Last month, the ACT Supreme Court found that a builder cannot maintain a caveat on a home owner’s property under the HIA Residential Building Contract after the contract is terminated.
A caveat is a document registered against the title of a property that stops the owner from dealing with the land without the consent of the person who registered the caveat (the caveator). It differs from a mortgage in that it does not give the caveator any right to sell the land.
If you lodge a caveat without a ‘caveatable interest’ the owner can bring a claim against you for any loss suffered as a result of the caveat. This loss can be very substantial if a property transaction is blocked because of the caveat. In order to have a caveatable interest you generally need a written contract that expressly gives you the right to a charge over the land.
It is a common misconception that once a caveat has been lodged the caveator does not need to do anything else to protect its interest. In fact it is very easy to have a caveat lifted – all the owner needs to do is apply to the Land Titles Office for a ‘lapsing notice’ and serve that notice on the caveator. The onus is then on the caveator to obtain a court order preserving the caveat. Those court proceedings can be expensive and if the court finds that there was no caveatable interest, the caveator will generally have to bear most of the owner’s costs and pay any other loss suffered by the owner as a result of the caveat being on the property.

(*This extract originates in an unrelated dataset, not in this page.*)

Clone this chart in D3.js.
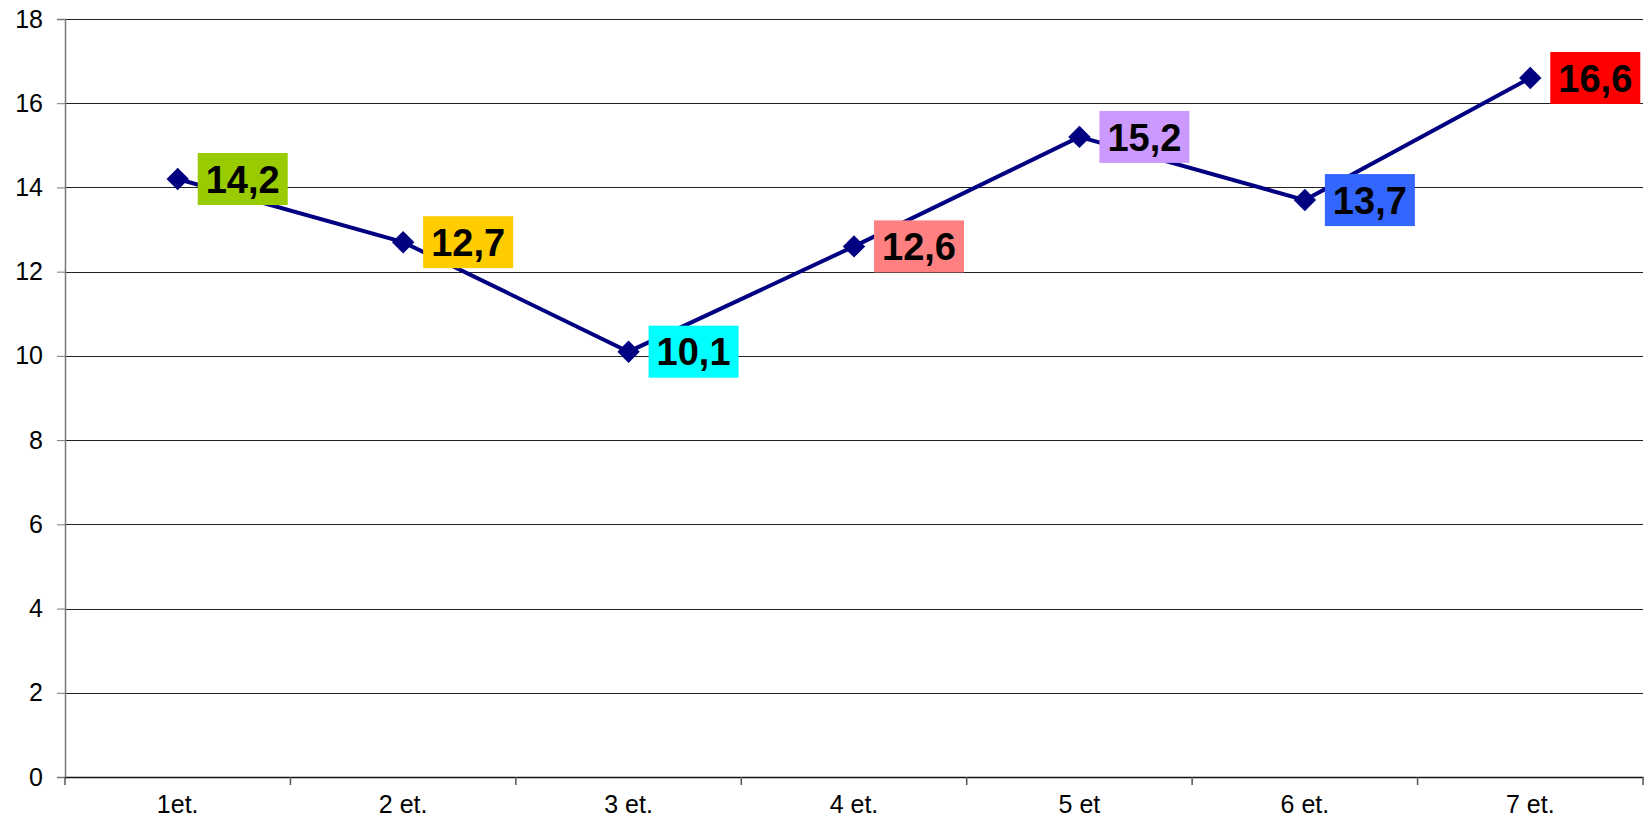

Caveatable interests under residential building contracts
Since 1998 caveatable interests have not been allowed in NSW residential building contracts. They are still allowed in ACT contracts. Clause 30 of the HIA contract says:
The owner grants to the builder a charge over the site to secure the due performance of the contract. The builder may lodge a caveat over the site. The cost of lodging and removing the caveat must be paid by the builder. This charge continues until the contract price is paid.
The ACT MBA residential contract also has a caveatable interest clause, but the wording is different:
The owner charges the Site with the payment to the Builder of all monies payable to the Builder under this Contract or otherwise from the carrying out of the Works.
Both clauses have generally been accepted as allowing the builder to register a caveat on the owner’s land and to keep the caveat on until all amounts owing to the builder under the building contract have been paid.
The Supreme Court Case
On 27 June 2013 Master Mossop handed down his decision in Adrija Pty Ltd v Mohamed & Ors  ACTSC 120.
Adrija was a residential builder that entered into a HIA contract with Mr Mohamed and his wife to build a house on their land. The owners failed to pay a progress claim and a variations claim. Adrija lodged a caveat over the owners’ land and engaged lawyers to seek payment of the outstanding amounts. Four months later Adrija had still not been paid so it terminated the contract.
The owners served a lapsing notice to remove the caveat. Adrija then applied for a court order to preserve it.
The court found that the particular wording of the January 2008 version of the ACT HIA building contract meant that Adrija could not maintain a caveat after termination of the contract, even though substantial monies were still owed. The court reasoned that:
The HIA contract says that once the contract is terminated (by either party), the builder is entitled to be paid:
- the builder’s margin on each of (a), (b) and (c).
- the cost of leaving the site; and
- the cost of materials on the site or ordered from suppliers;
- the cost of the building work to date;
Therefore, upon termination, the obligation to pay the contract price disappears and there is an obligation to pay the sum of (a), (b), (c) and (d) instead. The effect of termination is therefore to transform a lump sum contract for the ‘contract price’ into a ‘cost plus’ contract.
The caveat clause says the ‘charge continues until the contract price is paid’.
However, after termination there is no obligation to pay the ‘contract price’ – it has been transformed into an obligation to pay the ‘cost plus’. The caveat clause interest did not secure payment of the ‘cost plus’. There was therefore no longer any caveatable interest.
The intention of the HIA caveat clause was clearly to give builders some leverage to ensure payment by the owner for work done in the event of a dispute. The court’s decision shows, however, that the particular wording of the HIA contract does not achieve this objective.
What does this mean for builders?
Every construction contract is different. Our review shows that the January 2008 and May 2010 versions of the ACT HIA Residential Building Contract include this clause, while the September 2008 NSW HIA Residential Building Contract does not. If you are working under a HIA Residential Building Contract which includes this clause you can still lodge a caveat but you cannot keep it on the property if the contract is terminated. The benefit in terminating rather than suspending when you have not been paid is that you no longer need to maintain insurance for the site, and you should be able to apply to ACTPLA to have your building license removed from the site. However you will now need to choose between maintaining the security and terminating.
The MBA contract is not affected by the decision, because the caveatable interest clause secures ‘all monies’ payable to the builder. If you are working under a customised building contract with a caveat clause, you should obtain legal advice about whether the particular wording of that contract is affected by the decision in Adrija.